A Unique Single‐Ion Mediation Approach for Crossover‐Free Nonaqueous Redox Flow Batteries with a Na + ‐Ion Solid Electrolyte

Abstract Nonaqueous redox flow batteries (RFBs) provide significant advantages over aqueous RFBs because the use of nonaqueous electrolytes offers the possibilities of operating RFBs at higher voltages (above the water break‐down voltage) and low temperatures (below 0 °C, the freezing point of H 2 O). However, the advancement of RFBs has long been plagued by the chemical‐crossover problem due to a lack of reliable separators. Herein, a single‐ion mediation strategy is presented for the advancement of nonaqueous RFBs by employing a Na + ‐ion solid electrolyte.

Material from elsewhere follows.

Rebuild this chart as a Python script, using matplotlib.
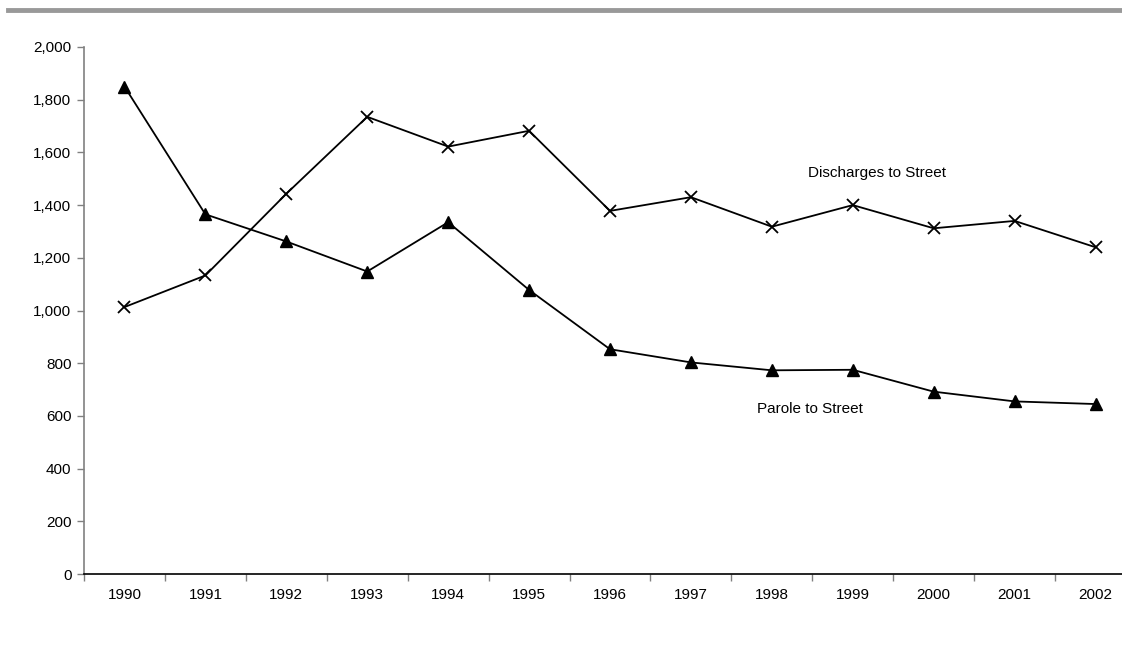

The catholyte and anolyte in a single cell are physically and electrically separated, but the redox reactions at the cathode and anode are ionically linked by sodium ions, which shuttle between the catholyte and anolyte through the solid electrolyte. To accommodate the mediating Na + ‐ions, both the catholyte and anolyte are well managed through the addition of appropriate supporting electrolytes. The proposed unique RFB concept is validated with a chromium (III) acetylacetonate symmetric redox chemistry and the nitrobenzene–bromine redox couple.